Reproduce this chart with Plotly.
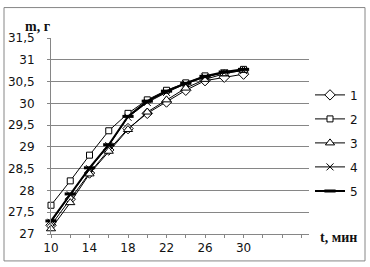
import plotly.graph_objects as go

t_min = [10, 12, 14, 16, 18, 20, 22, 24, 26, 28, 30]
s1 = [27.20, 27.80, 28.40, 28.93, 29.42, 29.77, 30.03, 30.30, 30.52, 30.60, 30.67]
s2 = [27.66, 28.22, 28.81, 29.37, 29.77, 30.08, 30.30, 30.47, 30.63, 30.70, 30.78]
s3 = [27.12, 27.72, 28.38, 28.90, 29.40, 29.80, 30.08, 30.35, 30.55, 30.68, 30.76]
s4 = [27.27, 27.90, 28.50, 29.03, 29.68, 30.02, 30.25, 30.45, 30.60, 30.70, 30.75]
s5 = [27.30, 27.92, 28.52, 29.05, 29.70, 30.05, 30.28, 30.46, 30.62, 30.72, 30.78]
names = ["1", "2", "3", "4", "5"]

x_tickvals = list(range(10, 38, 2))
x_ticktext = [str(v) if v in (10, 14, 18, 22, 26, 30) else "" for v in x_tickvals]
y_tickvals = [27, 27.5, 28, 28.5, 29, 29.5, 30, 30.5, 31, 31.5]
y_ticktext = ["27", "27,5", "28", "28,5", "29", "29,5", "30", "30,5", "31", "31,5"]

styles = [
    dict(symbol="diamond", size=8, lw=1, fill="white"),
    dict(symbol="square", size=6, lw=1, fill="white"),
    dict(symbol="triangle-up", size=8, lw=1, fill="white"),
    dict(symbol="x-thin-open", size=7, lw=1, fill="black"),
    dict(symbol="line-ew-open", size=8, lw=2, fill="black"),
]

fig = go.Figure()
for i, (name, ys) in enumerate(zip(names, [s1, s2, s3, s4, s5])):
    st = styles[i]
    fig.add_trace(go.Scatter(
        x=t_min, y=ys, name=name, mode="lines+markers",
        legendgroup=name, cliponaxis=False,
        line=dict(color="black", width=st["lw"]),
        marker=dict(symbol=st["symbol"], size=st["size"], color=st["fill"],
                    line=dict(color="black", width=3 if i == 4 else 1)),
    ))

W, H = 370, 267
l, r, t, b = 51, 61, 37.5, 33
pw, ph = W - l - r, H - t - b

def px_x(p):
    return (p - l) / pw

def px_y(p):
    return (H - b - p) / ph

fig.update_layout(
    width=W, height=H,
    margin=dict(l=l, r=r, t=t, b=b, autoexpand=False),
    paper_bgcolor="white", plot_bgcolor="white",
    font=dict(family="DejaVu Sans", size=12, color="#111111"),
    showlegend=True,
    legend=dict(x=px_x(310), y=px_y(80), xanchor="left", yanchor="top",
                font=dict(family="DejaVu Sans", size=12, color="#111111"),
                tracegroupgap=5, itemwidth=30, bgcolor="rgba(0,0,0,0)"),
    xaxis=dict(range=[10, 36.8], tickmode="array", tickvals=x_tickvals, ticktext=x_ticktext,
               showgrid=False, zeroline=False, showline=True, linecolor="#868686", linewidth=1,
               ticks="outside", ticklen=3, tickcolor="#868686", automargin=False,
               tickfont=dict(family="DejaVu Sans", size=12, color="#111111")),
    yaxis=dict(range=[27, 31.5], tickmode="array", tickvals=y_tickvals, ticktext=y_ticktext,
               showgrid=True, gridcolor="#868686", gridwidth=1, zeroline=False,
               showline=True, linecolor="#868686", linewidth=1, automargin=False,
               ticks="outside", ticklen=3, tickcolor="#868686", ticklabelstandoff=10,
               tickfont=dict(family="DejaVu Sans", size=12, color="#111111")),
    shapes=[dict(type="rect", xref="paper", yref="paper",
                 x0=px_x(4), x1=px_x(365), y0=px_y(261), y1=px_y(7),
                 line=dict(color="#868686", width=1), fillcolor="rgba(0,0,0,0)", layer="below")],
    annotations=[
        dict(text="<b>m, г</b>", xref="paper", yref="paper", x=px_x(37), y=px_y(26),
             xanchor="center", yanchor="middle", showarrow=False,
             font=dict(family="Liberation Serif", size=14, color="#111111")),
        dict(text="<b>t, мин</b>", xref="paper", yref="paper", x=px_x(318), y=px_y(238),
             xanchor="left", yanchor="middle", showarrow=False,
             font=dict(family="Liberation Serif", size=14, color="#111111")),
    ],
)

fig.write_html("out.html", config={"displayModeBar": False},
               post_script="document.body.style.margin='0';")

---

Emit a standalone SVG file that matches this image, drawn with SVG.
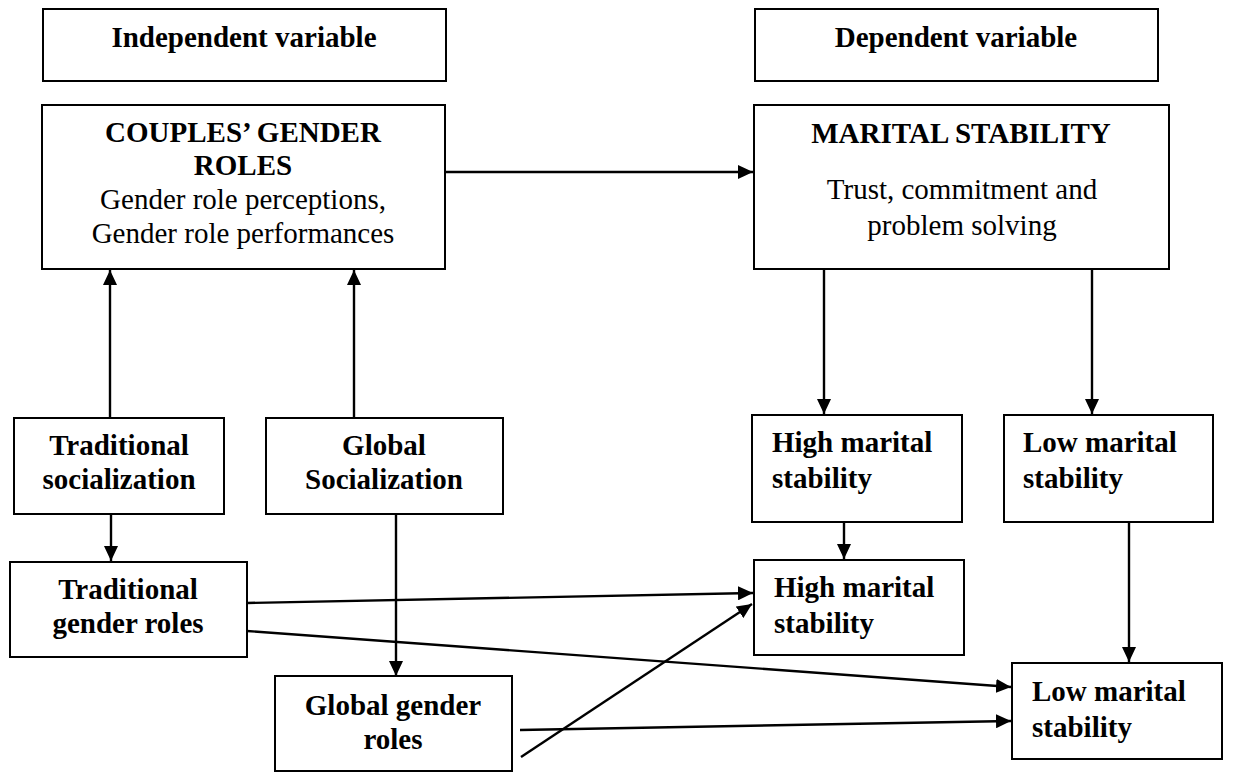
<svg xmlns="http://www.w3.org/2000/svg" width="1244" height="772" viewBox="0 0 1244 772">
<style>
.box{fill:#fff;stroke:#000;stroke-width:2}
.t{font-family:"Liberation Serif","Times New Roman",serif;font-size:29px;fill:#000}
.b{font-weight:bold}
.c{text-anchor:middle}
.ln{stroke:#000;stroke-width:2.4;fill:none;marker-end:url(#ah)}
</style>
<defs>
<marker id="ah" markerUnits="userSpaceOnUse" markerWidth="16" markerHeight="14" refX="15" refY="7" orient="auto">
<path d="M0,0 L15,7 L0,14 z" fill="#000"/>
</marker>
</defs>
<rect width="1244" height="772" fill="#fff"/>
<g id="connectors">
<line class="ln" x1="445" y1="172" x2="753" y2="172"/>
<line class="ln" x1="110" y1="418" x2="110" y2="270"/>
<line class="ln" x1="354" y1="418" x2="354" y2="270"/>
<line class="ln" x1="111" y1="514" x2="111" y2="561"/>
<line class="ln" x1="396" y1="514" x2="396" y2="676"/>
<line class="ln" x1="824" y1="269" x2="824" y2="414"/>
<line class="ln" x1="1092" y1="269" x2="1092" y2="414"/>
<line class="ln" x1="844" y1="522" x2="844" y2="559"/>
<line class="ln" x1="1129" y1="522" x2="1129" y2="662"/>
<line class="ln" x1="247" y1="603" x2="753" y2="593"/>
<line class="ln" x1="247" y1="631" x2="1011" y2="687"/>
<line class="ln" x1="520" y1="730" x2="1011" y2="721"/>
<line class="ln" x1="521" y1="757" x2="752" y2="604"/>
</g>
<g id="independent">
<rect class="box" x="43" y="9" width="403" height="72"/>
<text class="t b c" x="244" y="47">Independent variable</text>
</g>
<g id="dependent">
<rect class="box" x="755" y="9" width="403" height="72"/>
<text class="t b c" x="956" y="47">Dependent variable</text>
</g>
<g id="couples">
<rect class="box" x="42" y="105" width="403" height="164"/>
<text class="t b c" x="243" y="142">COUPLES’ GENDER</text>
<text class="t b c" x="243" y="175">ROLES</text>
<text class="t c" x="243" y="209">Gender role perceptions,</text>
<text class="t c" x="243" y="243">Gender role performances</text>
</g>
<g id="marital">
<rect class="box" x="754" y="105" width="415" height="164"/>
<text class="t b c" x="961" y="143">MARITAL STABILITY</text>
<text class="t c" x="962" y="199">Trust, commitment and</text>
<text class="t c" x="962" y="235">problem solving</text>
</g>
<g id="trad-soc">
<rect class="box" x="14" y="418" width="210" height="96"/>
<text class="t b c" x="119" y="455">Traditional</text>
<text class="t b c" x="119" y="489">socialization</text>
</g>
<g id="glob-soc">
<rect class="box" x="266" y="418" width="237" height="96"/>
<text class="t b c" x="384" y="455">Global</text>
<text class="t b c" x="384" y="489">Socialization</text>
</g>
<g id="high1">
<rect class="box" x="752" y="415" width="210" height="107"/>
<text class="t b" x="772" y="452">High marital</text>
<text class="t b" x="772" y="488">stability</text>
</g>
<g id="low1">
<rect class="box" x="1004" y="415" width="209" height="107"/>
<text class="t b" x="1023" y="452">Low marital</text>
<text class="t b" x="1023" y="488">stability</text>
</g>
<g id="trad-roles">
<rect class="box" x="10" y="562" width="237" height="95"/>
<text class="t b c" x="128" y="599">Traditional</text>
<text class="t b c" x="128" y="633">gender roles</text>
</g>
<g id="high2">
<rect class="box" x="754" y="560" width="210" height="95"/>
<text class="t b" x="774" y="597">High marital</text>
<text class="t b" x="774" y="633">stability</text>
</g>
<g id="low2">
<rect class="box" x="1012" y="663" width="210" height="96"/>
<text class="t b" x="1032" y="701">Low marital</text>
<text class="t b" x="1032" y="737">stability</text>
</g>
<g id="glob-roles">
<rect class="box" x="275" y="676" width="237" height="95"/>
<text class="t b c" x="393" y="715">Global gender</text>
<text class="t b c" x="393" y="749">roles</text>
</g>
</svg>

* * *

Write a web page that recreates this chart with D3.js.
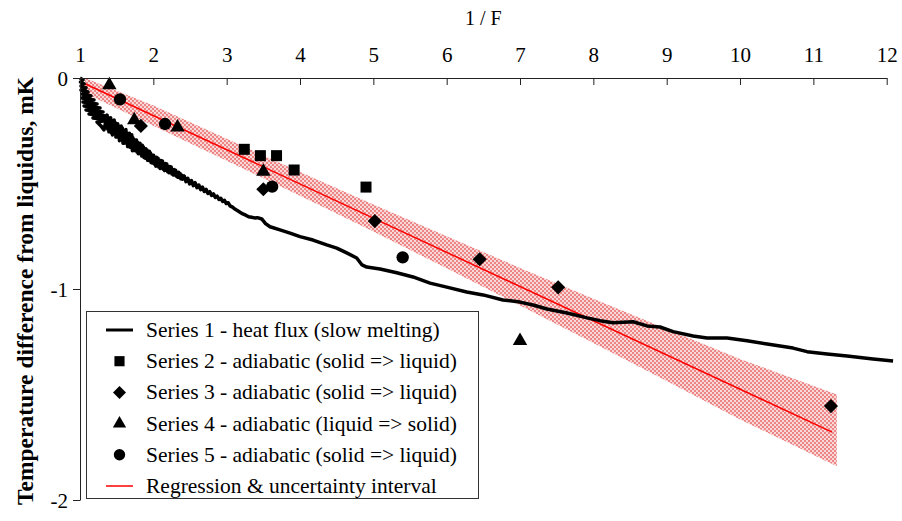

*EXERCISE AIM*
Pictures excluded, retype exactly the lines running from the one with "Reproduce this chart with Plotly." through the one with "return (H - b - p) / ph". Include both end lines and nothing more.

*THE RESULT*
Reproduce this chart with Plotly.
import plotly.graph_objects as go

t_min = [10, 12, 14, 16, 18, 20, 22, 24, 26, 28, 30]
s1 = [27.20, 27.80, 28.40, 28.93, 29.42, 29.77, 30.03, 30.30, 30.52, 30.60, 30.67]
s2 = [27.66, 28.22, 28.81, 29.37, 29.77, 30.08, 30.30, 30.47, 30.63, 30.70, 30.78]
s3 = [27.12, 27.72, 28.38, 28.90, 29.40, 29.80, 30.08, 30.35, 30.55, 30.68, 30.76]
s4 = [27.27, 27.90, 28.50, 29.03, 29.68, 30.02, 30.25, 30.45, 30.60, 30.70, 30.75]
s5 = [27.30, 27.92, 28.52, 29.05, 29.70, 30.05, 30.28, 30.46, 30.62, 30.72, 30.78]
names = ["1", "2", "3", "4", "5"]

x_tickvals = list(range(10, 38, 2))
x_ticktext = [str(v) if v in (10, 14, 18, 22, 26, 30) else "" for v in x_tickvals]
y_tickvals = [27, 27.5, 28, 28.5, 29, 29.5, 30, 30.5, 31, 31.5]
y_ticktext = ["27", "27,5", "28", "28,5", "29", "29,5", "30", "30,5", "31", "31,5"]

styles = [
    dict(symbol="diamond", size=8, lw=1, fill="white"),
    dict(symbol="square", size=6, lw=1, fill="white"),
    dict(symbol="triangle-up", size=8, lw=1, fill="white"),
    dict(symbol="x-thin-open", size=7, lw=1, fill="black"),
    dict(symbol="line-ew-open", size=8, lw=2, fill="black"),
]

fig = go.Figure()
for i, (name, ys) in enumerate(zip(names, [s1, s2, s3, s4, s5])):
    st = styles[i]
    fig.add_trace(go.Scatter(
        x=t_min, y=ys, name=name, mode="lines+markers",
        legendgroup=name, cliponaxis=False,
        line=dict(color="black", width=st["lw"]),
        marker=dict(symbol=st["symbol"], size=st["size"], color=st["fill"],
                    line=dict(color="black", width=3 if i == 4 else 1)),
    ))

W, H = 370, 267
l, r, t, b = 51, 61, 37.5, 33
pw, ph = W - l - r, H - t - b

def px_x(p):
    return (p - l) / pw

def px_y(p):
    return (H - b - p) / ph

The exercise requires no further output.